After the meal we went for a walk and then to a gym. In the end I had so much fun that I bought a membership. The three story fitness club has many different activities in addition to what you would expect, including yoga and “spinning” (basically a stationary bike workout led by a trainer in a room designed to look like a dance club, strobe lights and all). The one thing that shocked me, especially being from Maine, was that some people smoke in the gym! There are no indoor smoking laws here, and people seem to not mind. But, I have to say, for me it takes some getting used to. I suppose that is where I am at right now, in the “getting used to it” phase.
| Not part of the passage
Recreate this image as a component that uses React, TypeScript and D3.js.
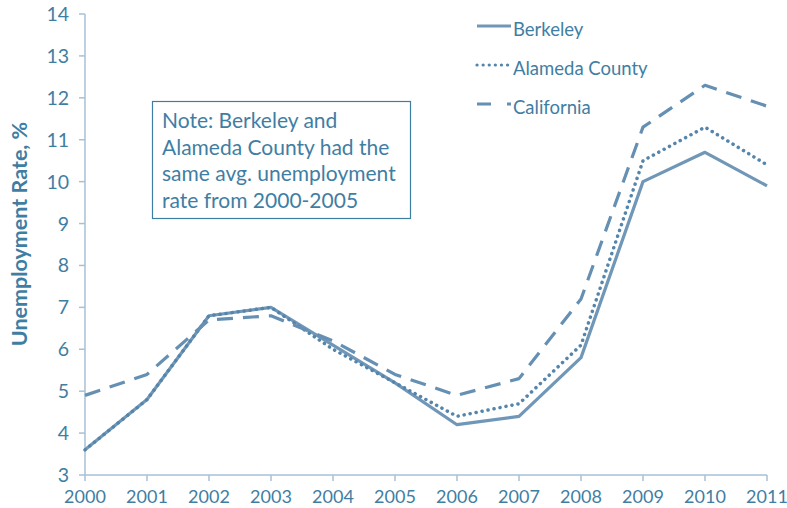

To prove that I actually do more than just eat here, in the next few days I will write about the Double Dragon Caves: an exciting park I visited last Sunday. Until then, I would love to receive any questions you might have about my trip or China in general. If appropriate, I will forward your question to my students here and let them wrestle up some answers. Don’t be shy! : )


s moccia said...

Ni Hao Jason,
It is great to hear from you and to hear about your adventures. Were the Double Dragon caves everything we said they would be? So glad you were able to go to Walmart. Isn't the selection amazing? Sorry to hear you are a little homesick. If you could send your address to my school account I will send you a care package. I have sent you a couple of messages through BBS but am not sure if you are getting them. My kids are fascinated with the things you are doing in China and they can't wait to work with Zhi Ming here. Looking forward to your next posting.
S Moccia

Anonymous said...

Hey JLo,
Love your blog! I'm interested in whether you have a sense yet of what the biggest differences are between Chinese students and your students at home. Also, are you seeing anything that can inform our work on getting more students better-prepared for college?
We would love to send you a care package, so please send your mailing address.
Take care,
LP at the MI

Anonymous said...

Hey Jason - it's your friends at the Mitchell Institute checking in. We are all *thoroughly* enjoying your blogs (and, vicariously, your experiences). Certainly parts of it have parallel to our family's trip to Vietnam almost two years ago now. We all wish you well and enjoy the multiple ways you are immersing yourself in the culture. Your observations on cultural juxtaposition are really interesting and I hope your students (and others) are making good use of this opportunity to expand their own horizons. Take care of yourself! Colleen.

Anonymous said...

As my students (grade 4) are doing MEAs I finally had time to read your blog. Amazing. I knew you would do an excellent job representing Oxford Hills in China. When I taught 3rd grade with Lynette we developed a unit on China which was so much fun to teach. Especially about their New Year celebration. Can't wait to read about your next experience.